Ses expériences avec des metteuses en scène la laissent hélas plus circonspecte: «J'ai travaillé avec trois réalisatrices. Je suis fâchée contre deux d'entre elles parce qu'elles se sont comportées comme des réalisateurs masculins. J'ai appris d'elles tout ce que je ne veux pas être.»

McGowan nourrit de vraies ambitions de réalisatrice: «Je souhaite concentrer ma carrière sur des films psychologiques qui jouent à bousculer l'esprit de différentes manières. Je veux continuer à questionner les dynamiques de pouvoir et essayer de pousser les gens à voir le monde autrement.»

Se disant encore largement traumatisée par le slut shaming subi pendant des années, Rose McGowan évoque également la souffrance d'avoir mis longtemps à être entendue, ainsi que la violence de ses opposants masculins. Mais celle qui se dit dirigée par «l'espoir, toujours l'espoir» semble désormais emplie d'une énergie exempte de colère.

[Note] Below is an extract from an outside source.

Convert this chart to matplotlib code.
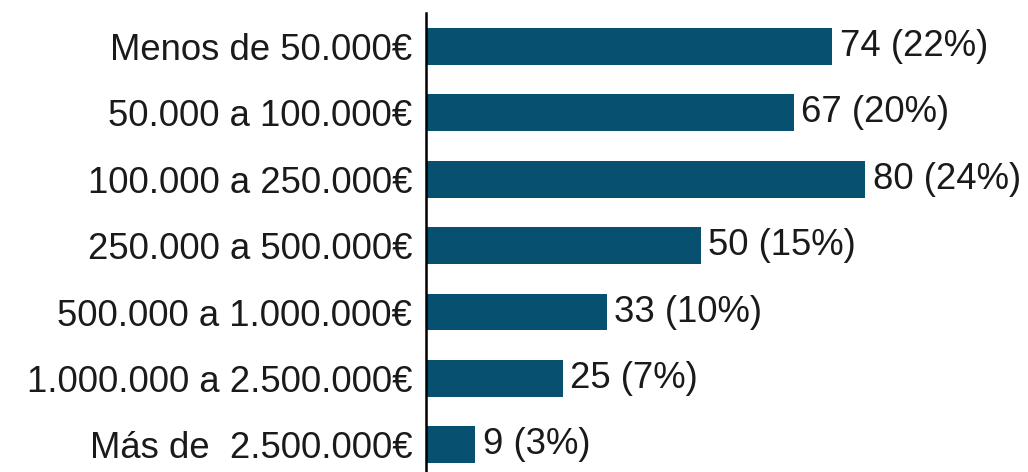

Récemment passée par la France à l'occasion de la 28e édition du festival Paris Manga et Sci-Fi Show, McGowan travaille actuellement sur un projet artistique multi-supports, Planet 9, que le public découvre au goutte-à-goutte à mesure des sorties de ses différentes facettes (album musical, film, performance), et se dit «heureuse que les choses soient plus calmes pour elle». C'est le minimum que l'on puisse lui souhaiter.